= Operated equipment rental =

Operated Equipment Rental is the term used for the rental of large or complex machinery where the rental company supplies an operator or driver to operate the machinery. This is also sometimes referred to as Wet Rental (particularly in Australia), and Operated Plant (in the UK). In India, the Middle East and Asia a large percentage of all heavy equipment and cranes are supplied with operator reflecting the comparative youth of training programs for specialized operators in construction companies in those countries.

==Differences from other forms of rental==
- In this specialized market the rental charges to the customer are not purely based on the rental of the machine, but on the combined value of the machine and timesheets entered by the operator whilst working for the renter.
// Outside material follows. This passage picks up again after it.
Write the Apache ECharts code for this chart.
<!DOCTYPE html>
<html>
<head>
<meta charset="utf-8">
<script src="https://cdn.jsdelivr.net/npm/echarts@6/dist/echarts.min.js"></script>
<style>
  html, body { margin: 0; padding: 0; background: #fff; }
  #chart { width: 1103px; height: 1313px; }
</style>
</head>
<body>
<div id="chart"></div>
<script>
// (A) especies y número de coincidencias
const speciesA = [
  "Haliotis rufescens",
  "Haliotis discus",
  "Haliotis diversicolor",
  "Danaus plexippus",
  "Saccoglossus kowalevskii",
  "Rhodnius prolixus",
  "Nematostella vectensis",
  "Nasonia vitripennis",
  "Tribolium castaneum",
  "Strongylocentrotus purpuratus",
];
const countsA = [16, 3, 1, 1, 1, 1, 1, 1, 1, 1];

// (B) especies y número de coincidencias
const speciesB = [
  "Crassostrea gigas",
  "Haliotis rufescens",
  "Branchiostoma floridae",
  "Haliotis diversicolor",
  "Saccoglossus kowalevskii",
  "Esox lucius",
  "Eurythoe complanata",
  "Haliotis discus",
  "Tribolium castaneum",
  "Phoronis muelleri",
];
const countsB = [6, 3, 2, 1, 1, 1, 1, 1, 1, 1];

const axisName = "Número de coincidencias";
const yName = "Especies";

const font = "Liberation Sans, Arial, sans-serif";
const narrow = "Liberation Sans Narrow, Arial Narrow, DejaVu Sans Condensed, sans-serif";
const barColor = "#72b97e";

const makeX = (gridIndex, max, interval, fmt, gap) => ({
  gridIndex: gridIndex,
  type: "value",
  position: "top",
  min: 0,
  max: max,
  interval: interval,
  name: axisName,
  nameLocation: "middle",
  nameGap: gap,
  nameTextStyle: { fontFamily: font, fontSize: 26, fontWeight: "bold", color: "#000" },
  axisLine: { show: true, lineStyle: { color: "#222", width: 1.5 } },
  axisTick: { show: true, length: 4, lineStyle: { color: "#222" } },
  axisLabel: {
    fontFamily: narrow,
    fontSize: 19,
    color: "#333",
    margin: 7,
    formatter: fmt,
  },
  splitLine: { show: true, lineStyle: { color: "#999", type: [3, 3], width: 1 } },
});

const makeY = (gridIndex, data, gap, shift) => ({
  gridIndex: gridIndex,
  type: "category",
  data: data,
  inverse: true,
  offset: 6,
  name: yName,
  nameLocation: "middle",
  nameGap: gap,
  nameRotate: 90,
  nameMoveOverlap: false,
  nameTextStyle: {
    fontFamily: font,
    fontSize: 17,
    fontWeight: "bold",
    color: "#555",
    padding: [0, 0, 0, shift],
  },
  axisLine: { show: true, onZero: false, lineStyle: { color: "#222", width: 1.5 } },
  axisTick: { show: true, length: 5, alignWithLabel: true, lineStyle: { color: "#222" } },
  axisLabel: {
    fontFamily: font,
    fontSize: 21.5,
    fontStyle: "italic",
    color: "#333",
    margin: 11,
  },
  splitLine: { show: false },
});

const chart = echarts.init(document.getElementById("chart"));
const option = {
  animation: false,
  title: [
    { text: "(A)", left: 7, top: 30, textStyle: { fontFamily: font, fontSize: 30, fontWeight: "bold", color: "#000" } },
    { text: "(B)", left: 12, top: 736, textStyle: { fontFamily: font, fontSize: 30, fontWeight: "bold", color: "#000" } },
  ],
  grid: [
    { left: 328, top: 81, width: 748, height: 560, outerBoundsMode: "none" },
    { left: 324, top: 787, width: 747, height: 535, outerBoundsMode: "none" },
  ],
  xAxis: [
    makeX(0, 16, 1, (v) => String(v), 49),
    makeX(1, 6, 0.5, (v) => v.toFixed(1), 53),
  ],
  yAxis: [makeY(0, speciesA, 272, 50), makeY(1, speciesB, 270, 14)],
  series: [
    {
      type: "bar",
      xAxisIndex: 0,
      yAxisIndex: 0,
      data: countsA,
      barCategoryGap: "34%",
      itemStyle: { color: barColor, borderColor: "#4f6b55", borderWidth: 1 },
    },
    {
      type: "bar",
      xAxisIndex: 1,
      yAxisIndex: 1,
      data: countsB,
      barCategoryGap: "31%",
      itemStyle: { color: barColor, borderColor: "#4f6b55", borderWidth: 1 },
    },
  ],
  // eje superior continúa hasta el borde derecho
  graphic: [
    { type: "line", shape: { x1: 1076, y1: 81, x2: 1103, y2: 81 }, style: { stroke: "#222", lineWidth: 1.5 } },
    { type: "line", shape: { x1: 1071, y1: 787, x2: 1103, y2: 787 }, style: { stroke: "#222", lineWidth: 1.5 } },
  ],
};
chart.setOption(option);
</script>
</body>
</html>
- Additional charges are generally included within the contract for elements such as travel time, lunch breaks, overtime and additional installation or ground services such as Slingers, Riggers and other specialized jobs.
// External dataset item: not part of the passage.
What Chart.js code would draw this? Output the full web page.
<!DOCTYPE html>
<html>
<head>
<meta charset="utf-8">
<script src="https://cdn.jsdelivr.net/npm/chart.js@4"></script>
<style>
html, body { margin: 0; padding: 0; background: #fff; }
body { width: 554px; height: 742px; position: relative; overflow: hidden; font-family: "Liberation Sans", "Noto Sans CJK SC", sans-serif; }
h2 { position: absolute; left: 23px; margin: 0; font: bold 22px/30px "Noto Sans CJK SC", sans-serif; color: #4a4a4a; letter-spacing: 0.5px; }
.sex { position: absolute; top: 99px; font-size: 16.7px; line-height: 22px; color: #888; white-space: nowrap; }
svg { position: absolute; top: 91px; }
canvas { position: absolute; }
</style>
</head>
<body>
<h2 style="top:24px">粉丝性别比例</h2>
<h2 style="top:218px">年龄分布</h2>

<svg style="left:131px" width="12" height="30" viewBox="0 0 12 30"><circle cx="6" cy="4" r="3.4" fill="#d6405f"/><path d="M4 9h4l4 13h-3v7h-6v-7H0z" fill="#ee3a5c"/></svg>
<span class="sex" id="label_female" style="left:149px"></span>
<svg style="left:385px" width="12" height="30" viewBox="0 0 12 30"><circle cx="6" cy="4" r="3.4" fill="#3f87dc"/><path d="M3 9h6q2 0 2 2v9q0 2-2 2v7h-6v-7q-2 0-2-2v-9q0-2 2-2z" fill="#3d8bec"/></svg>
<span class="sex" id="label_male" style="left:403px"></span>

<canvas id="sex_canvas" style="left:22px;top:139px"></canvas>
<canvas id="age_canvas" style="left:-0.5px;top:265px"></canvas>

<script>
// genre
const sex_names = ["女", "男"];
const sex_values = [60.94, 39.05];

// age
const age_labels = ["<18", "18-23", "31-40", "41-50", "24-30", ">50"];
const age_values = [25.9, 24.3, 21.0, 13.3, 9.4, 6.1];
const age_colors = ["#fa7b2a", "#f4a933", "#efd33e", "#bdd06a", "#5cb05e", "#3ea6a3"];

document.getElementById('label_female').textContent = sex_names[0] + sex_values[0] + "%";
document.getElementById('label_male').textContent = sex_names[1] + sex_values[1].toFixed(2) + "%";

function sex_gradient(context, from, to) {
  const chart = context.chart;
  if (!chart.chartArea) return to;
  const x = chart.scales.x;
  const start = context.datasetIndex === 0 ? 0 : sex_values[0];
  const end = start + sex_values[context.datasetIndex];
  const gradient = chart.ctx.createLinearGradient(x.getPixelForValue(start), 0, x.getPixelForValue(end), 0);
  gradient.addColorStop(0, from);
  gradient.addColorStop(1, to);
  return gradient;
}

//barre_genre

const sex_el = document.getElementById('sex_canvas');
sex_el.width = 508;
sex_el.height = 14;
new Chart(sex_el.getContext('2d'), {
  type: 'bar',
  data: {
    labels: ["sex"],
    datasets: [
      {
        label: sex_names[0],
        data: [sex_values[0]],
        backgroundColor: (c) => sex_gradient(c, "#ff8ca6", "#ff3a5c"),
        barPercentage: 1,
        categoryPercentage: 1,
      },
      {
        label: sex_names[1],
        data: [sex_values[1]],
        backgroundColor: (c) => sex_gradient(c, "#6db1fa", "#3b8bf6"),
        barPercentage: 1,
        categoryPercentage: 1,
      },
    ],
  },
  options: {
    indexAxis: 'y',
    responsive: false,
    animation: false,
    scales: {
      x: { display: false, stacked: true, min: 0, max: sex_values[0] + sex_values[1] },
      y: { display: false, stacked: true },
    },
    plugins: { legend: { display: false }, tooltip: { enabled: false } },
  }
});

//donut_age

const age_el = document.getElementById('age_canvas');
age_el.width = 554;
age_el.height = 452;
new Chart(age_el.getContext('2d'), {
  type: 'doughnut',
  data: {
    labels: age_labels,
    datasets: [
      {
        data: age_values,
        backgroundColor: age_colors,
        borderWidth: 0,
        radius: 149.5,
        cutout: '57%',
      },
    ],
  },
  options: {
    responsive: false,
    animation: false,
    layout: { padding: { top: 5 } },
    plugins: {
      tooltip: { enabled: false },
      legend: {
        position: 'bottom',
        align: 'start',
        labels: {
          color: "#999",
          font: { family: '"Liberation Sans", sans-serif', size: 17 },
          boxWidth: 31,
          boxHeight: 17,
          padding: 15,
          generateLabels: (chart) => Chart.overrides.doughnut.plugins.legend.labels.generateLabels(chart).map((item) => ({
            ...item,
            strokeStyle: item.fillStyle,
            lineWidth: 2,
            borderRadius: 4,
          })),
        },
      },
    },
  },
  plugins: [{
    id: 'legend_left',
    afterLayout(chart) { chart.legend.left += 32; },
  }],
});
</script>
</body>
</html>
- Many larger rental companies also provide training services for customer's own employees to be trained to comparable standards with the rental operators so that equipment can be supplied without operators (also known as Dry Rental).
- In the UK Crane Rental industry in the UK, which is one of the most highly developed crane rental industries in the world, special regulations for health and safety and rental procedures are in place. These are maintained as the CPA regulations.
- In Europe, European Rental Association is the trade body representing the equipment rental industry.